When someone says 'we are at the top of the band for this role,' the appropriate move is to ask
whether the band itself is fixed or whether there are mechanisms, such as a reclassification or
an exception approval process, that could address the gap. Bands are organizational
constructs, and in many companies they are more flexible than HR initially represents.
When someone says 'we need an answer soon,' treat that as urgency signaling rather than a
definitive constraint. Acknowledge the timeline, express your genuine intent, and then return to
the terms. Urgency often reveals flexibility that a slower-moving process would never surface.

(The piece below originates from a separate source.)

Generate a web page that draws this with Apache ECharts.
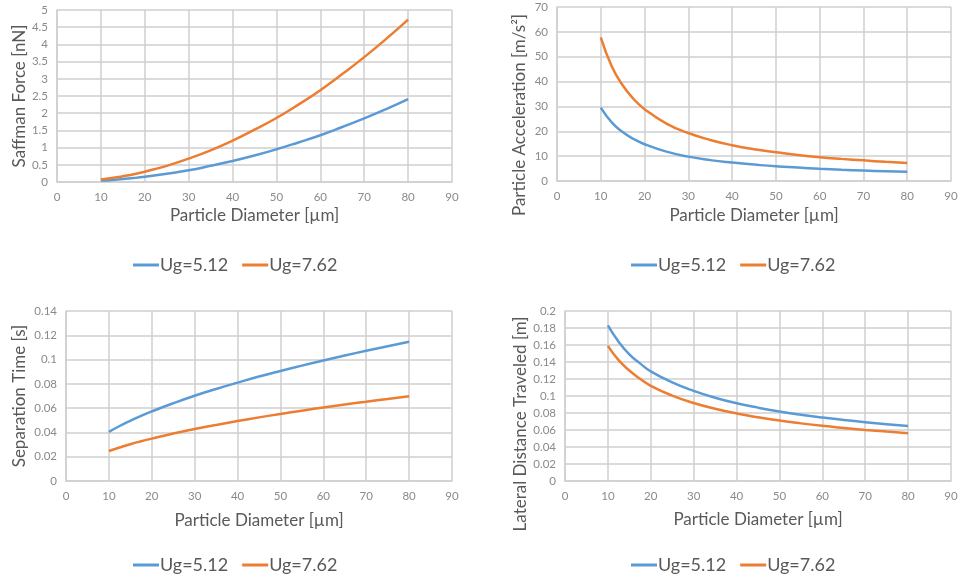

The Line Between Firmness and Stubbornness

Holding your position is a skill. But holding an indefensible position past the point of reason
creates a different problem. Know in advance which components of your ask are truly non-
negotiable, and which are negotiating positions that can flex if the company moves meaningfully
on something else.
A useful test is to ask yourself before any conversation: if they gave me everything else and
held firm on this one point, would I still take the role? If yes, that component has flexibility. If no,
it is a genuine threshold and should be treated as one.
The clearest sign that you have crossed from firmness into stubbornness is when the
conversation stops generating new information and starts repeating itself. When the same
exchange happens three times with no movement, something needs to change: your position,
your approach, or your decision about whether the role is the right one at all.

Your Action Steps:

19. Write out the three most likely pushback scenarios in your next negotiation based on
what you know about the company's constraints.

20. Draft a complete acknowledge-validate-redirect response for each scenario, written
out word for word so you can rehearse it before the conversation.

21. Draw a clear line between your firm positions and your flexible ones before entering
any negotiation, and keep that distinction deliberately in mind throughout.